## PROBLEM
Return the lines below exactly, from the first line to the line that contains "Chart.register(...registerables);". Leave out pictures.

## RAW DATA
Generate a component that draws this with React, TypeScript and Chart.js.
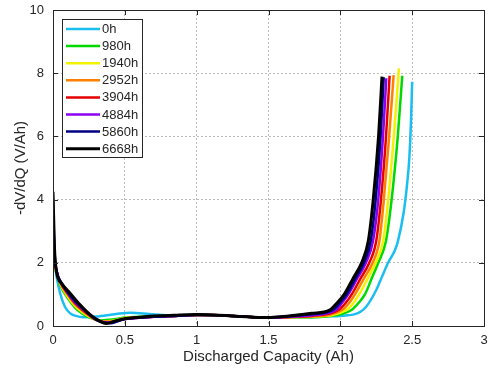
import React, { useEffect, useRef } from "react";
import { Chart, registerables } from "chart.js";

Chart.register(...registerables);

const seriesLabels = ["0h", "980h", "1940h", "2952h", "3904h", "4884h", "5860h", "6668h"];
const seriesColors = ["#1BBEF0", "#00D800", "#F2F200", "#FF8000", "#E60000", "#8A00F5", "#000080", "#000000"];
const seriesWidths = [2.5, 2.5, 2.5, 2.5, 2.5, 2.5, 2.5, 3];

const xTicks = [0, 0.5, 1, 1.5, 2, 2.5, 3];
const yTicks = [0, 2, 4, 6, 8, 10];

// 0h
const cap0h = [0, 0.01, 0.025, 0.05, 0.083, 0.12, 0.16, 0.21, 0.3, 0.44, 0.54, 0.67, 0.8, 0.9, 1.0, 1.1, 1.2, 1.3, 1.4, 1.5, 1.6, 1.7, 1.8, 1.9, 2.0, 2.05, 2.09, 2.14, 2.18, 2.25, 2.29, 2.33, 2.38, 2.4, 2.44, 2.465, 2.48, 2.492, 2.5];
const dvdq0h = [2.35, 2.0, 1.56, 1.03, 0.61, 0.4, 0.32, 0.28, 0.3, 0.38, 0.42, 0.38, 0.34, 0.34, 0.35, 0.34, 0.33, 0.3, 0.28, 0.27, 0.26, 0.27, 0.28, 0.3, 0.32, 0.34, 0.36, 0.45, 0.61, 1.14, 1.56, 1.98, 2.4, 2.67, 3.57, 4.5, 5.3, 6.5, 7.73];

// 980h
const cap980h = [0, 0.01, 0.025, 0.05, 0.1, 0.15, 0.2, 0.25, 0.3, 0.35, 0.4, 0.45, 0.5, 0.6, 0.7, 0.8, 0.9, 1.0, 1.1, 1.2, 1.3, 1.4, 1.5, 1.6, 1.7, 1.8, 1.9, 2.075, 2.125, 2.171, 2.218, 2.264, 2.318, 2.357, 2.4, 2.431];
const dvdq980h = [2.8, 1.95, 1.68, 1.3, 0.9, 0.6, 0.4, 0.27, 0.2, 0.18, 0.2, 0.23, 0.27, 0.29, 0.3, 0.31, 0.33, 0.35, 0.35, 0.33, 0.3, 0.28, 0.27, 0.27, 0.28, 0.28, 0.3, 0.5, 0.72, 1.0, 1.5, 2.0, 2.7, 4.0, 6.0, 7.92];

// 1940h
const cap1940h = [0, 0.01, 0.025, 0.05, 0.1, 0.15, 0.2, 0.25, 0.3, 0.35, 0.4, 0.45, 0.5, 0.6, 0.7, 0.8, 0.9, 1.0, 1.1, 1.2, 1.3, 1.4, 1.5, 1.6, 1.7, 1.8, 2.04, 2.09, 2.131, 2.19, 2.246, 2.298, 2.333, 2.372, 2.408];
const dvdq1940h = [3.0, 2.0, 1.7, 1.34, 0.95, 0.65, 0.45, 0.3, 0.19, 0.15, 0.16, 0.2, 0.25, 0.28, 0.3, 0.31, 0.33, 0.35, 0.35, 0.33, 0.3, 0.28, 0.27, 0.27, 0.28, 0.29, 0.5, 0.72, 1.0, 1.5, 2.0, 2.7, 4.0, 6.0, 8.15];

// 2952h
const cap2952h = [0, 0.01, 0.025, 0.05, 0.1, 0.15, 0.2, 0.25, 0.3, 0.35, 0.4, 0.45, 0.5, 0.6, 0.7, 0.8, 0.9, 1.0, 1.1, 1.2, 1.3, 1.4, 1.5, 1.6, 1.7, 1.8, 2.01, 2.06, 2.102, 2.164, 2.225, 2.272, 2.303, 2.34, 2.371];
const dvdq2952h = [3.3, 2.1, 1.72, 1.37, 1.0, 0.7, 0.5, 0.33, 0.19, 0.14, 0.14, 0.18, 0.23, 0.27, 0.29, 0.31, 0.33, 0.35, 0.35, 0.33, 0.3, 0.28, 0.27, 0.27, 0.29, 0.3, 0.5, 0.72, 1.0, 1.5, 2.0, 2.7, 4.0, 6.0, 7.94];

// 3904h
const cap3904h = [0, 0.01, 0.025, 0.05, 0.1, 0.15, 0.2, 0.25, 0.3, 0.35, 0.4, 0.45, 0.5, 0.6, 0.7, 0.8, 0.9, 1.0, 1.1, 1.2, 1.3, 1.4, 1.5, 1.6, 1.7, 1.8, 1.985, 2.035, 2.079, 2.14, 2.201, 2.25, 2.283, 2.318, 2.343];
const dvdq3904h = [3.5, 2.2, 1.74, 1.4, 1.04, 0.74, 0.53, 0.35, 0.2, 0.13, 0.12, 0.17, 0.22, 0.26, 0.29, 0.31, 0.33, 0.35, 0.35, 0.33, 0.3, 0.28, 0.27, 0.28, 0.3, 0.32, 0.5, 0.72, 1.0, 1.5, 2.0, 2.7, 4.0, 6.0, 7.92];

// 4884h
const cap4884h = [0, 0.01, 0.025, 0.05, 0.1, 0.15, 0.2, 0.25, 0.3, 0.35, 0.4, 0.45, 0.5, 0.6, 0.7, 0.8, 0.9, 1.0, 1.1, 1.2, 1.3, 1.4, 1.5, 1.6, 1.7, 1.8, 1.965, 2.01, 2.055, 2.117, 2.178, 2.228, 2.264, 2.297, 2.32];
const dvdq4884h = [3.7, 2.3, 1.75, 1.42, 1.07, 0.77, 0.56, 0.37, 0.2, 0.12, 0.11, 0.16, 0.22, 0.26, 0.29, 0.31, 0.33, 0.35, 0.35, 0.33, 0.3, 0.28, 0.27, 0.28, 0.31, 0.34, 0.5, 0.72, 1.0, 1.5, 2.0, 2.7, 4.0, 6.0, 7.84];

// 5860h
const cap5860h = [0, 0.01, 0.025, 0.05, 0.1, 0.15, 0.2, 0.25, 0.3, 0.35, 0.4, 0.45, 0.5, 0.6, 0.7, 0.8, 0.9, 1.0, 1.1, 1.2, 1.3, 1.4, 1.5, 1.6, 1.7, 1.8, 1.945, 1.995, 2.044, 2.104, 2.164, 2.212, 2.246, 2.28, 2.302];
const dvdq5860h = [4.0, 2.4, 1.74, 1.44, 1.08, 0.8, 0.58, 0.38, 0.2, 0.12, 0.09, 0.15, 0.22, 0.26, 0.29, 0.31, 0.33, 0.35, 0.35, 0.33, 0.3, 0.28, 0.27, 0.29, 0.33, 0.37, 0.5, 0.72, 1.0, 1.5, 2.0, 2.7, 4.0, 6.0, 7.87];

// 6668h
const cap6668h = [0, 0.01, 0.025, 0.06, 0.12, 0.19, 0.26, 0.33, 0.37, 0.44, 0.51, 0.6, 0.675, 0.8, 0.88, 1.0, 1.1, 1.2, 1.3, 1.4, 1.5, 1.6, 1.7, 1.8, 1.925, 1.975, 2.027, 2.088, 2.148, 2.195, 2.229, 2.266, 2.29];
const dvdq6668h = [4.25, 2.5, 1.7, 1.35, 1.03, 0.66, 0.35, 0.14, 0.08, 0.17, 0.24, 0.28, 0.31, 0.33, 0.35, 0.36, 0.35, 0.33, 0.3, 0.28, 0.27, 0.3, 0.35, 0.4, 0.5, 0.72, 1.0, 1.5, 2.0, 2.7, 4.0, 6.0, 7.89];

const capSeries = [cap0h, cap980h, cap1940h, cap2952h, cap3904h, cap4884h, cap5860h, cap6668h];
const dvdqSeries = [dvdq0h, dvdq980h, dvdq1940h, dvdq2952h, dvdq3904h, dvdq4884h, dvdq5860h, dvdq6668h];

const FONT = "Arial, 'Liberation Sans', Helvetica, sans-serif";
const TEXT = "#262626";

const framePlugin = {
  id: "frameAndLegend",
  afterDatasetsDraw(chart: any) {
    const { ctx, chartArea } = chart;
    const { left, right, top, bottom } = chartArea;
    const xs = chart.scales.x;
    const ys = chart.scales.y;
    ctx.save();
    ctx.strokeStyle = TEXT;
    ctx.lineWidth = 1;
    ctx.setLineDash([]);
    ctx.strokeRect(Math.round(left) + 0.5, Math.round(top) + 0.5, Math.round(right - left), Math.round(bottom - top));
    const tl = 5;
    ctx.beginPath();
    xTicks.forEach((v) => {
      const px = Math.round(xs.getPixelForValue(v)) + 0.5;
      ctx.moveTo(px, bottom);
      ctx.lineTo(px, bottom - tl);
      ctx.moveTo(px, top);
      ctx.lineTo(px, top + tl);
    });
    yTicks.forEach((v) => {
      const py = Math.round(ys.getPixelForValue(v)) + 0.5;
      ctx.moveTo(left, py);
      ctx.lineTo(left + tl, py);
      ctx.moveTo(right, py);
      ctx.lineTo(right - tl, py);
    });
    ctx.stroke();

    const bx = 62.5, by = 19.5, bw = 80, bh = 138;
    ctx.fillStyle = "#ffffff";
    ctx.fillRect(bx, by, bw, bh);
    ctx.strokeStyle = TEXT;
    ctx.strokeRect(bx, by, bw, bh);
    ctx.font = `13px ${FONT}`;
    ctx.textBaseline = "middle";
    ctx.textAlign = "left";
    seriesLabels.forEach((lab, i) => {
      const y = 29 + i * 17.1;
      ctx.strokeStyle = seriesColors[i];
      ctx.lineWidth = seriesWidths[i];
      ctx.beginPath();
      ctx.moveTo(66, y);
      ctx.lineTo(100, y);
      ctx.stroke();
      ctx.fillStyle = TEXT;
      ctx.fillText(lab, 102, y + 0.5);
    });
    ctx.restore();
  },
};

export default function App() {
  const ref = useRef<HTMLCanvasElement | null>(null);
  useEffect(() => {
    document.body.style.margin = "0";
    const canvas = ref.current!;
    const datasets = seriesLabels.map((lab, i) => ({
      label: lab,
      data: capSeries[i].map((x, j) => ({ x, y: dvdqSeries[i][j] })),
      borderColor: seriesColors[i],
      backgroundColor: seriesColors[i],
      borderWidth: seriesWidths[i],
      pointRadius: 0,
      showLine: true,
      fill: false,
      cubicInterpolationMode: "monotone" as const,
      order: seriesLabels.length - 1 - i,
    }));
    const chart = new Chart(canvas, {
      type: "scatter",
      data: { datasets },
      options: {
        animation: false,
        responsive: false,
        maintainAspectRatio: false,
        layout: { padding: { top: 10, right: 7, bottom: 0, left: 0 } },
        plugins: {
          legend: { display: false },
          tooltip: { enabled: false },
        },
        scales: {
          x: {
            type: "linear",
            min: 0,
            max: 3,
            afterFit: (s: any) => { s.height = 50; s.paddingLeft = 0; s.paddingRight = 0; },
            afterBuildTicks: (s: any) => { s.ticks = xTicks.map((v) => ({ value: v })); },
            ticks: { color: TEXT, font: { family: FONT, size: 13 }, padding: 7, maxRotation: 0, callback: (v: any) => String(v) },
            grid: { color: "#bdbdbd", lineWidth: 1, drawTicks: false },
            border: { display: false, dash: [2, 2] },
            title: { display: true, text: "Discharged Capacity (Ah)", color: TEXT, font: { family: FONT, size: 15 }, padding: { top: 0, bottom: 10 } },
          },
          y: {
            type: "linear",
            min: 0,
            max: 10,
            afterFit: (s: any) => { s.width = 53; s.paddingTop = 0; s.paddingBottom = 0; },
            afterBuildTicks: (s: any) => { s.ticks = yTicks.map((v) => ({ value: v })); },
            ticks: { color: TEXT, font: { family: FONT, size: 13 }, padding: 9, callback: (v: any) => String(v) },
            grid: { color: "#bdbdbd", lineWidth: 1, drawTicks: false },
            border: { display: false, dash: [2, 2] },
            title: { display: true, text: "-dV/dQ (V/Ah)", color: TEXT, font: { family: FONT, size: 15 }, padding: { top: 12, bottom: 0 } },
          },
        },
      },
      plugins: [framePlugin],
    });
    return () => chart.destroy();
  }, []);
  return (
    <div style={{ width: 491, height: 376, background: "#fff" }}>
      <canvas ref={ref} width={491} height={376} style={{ display: "block" }} />
    </div>
  );
}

## CORRECT RESPONSE
Generate a component that draws this with React, TypeScript and Chart.js.
import React, { useEffect, useRef } from "react";
import { Chart, registerables } from "chart.js";

Chart.register(...registerables);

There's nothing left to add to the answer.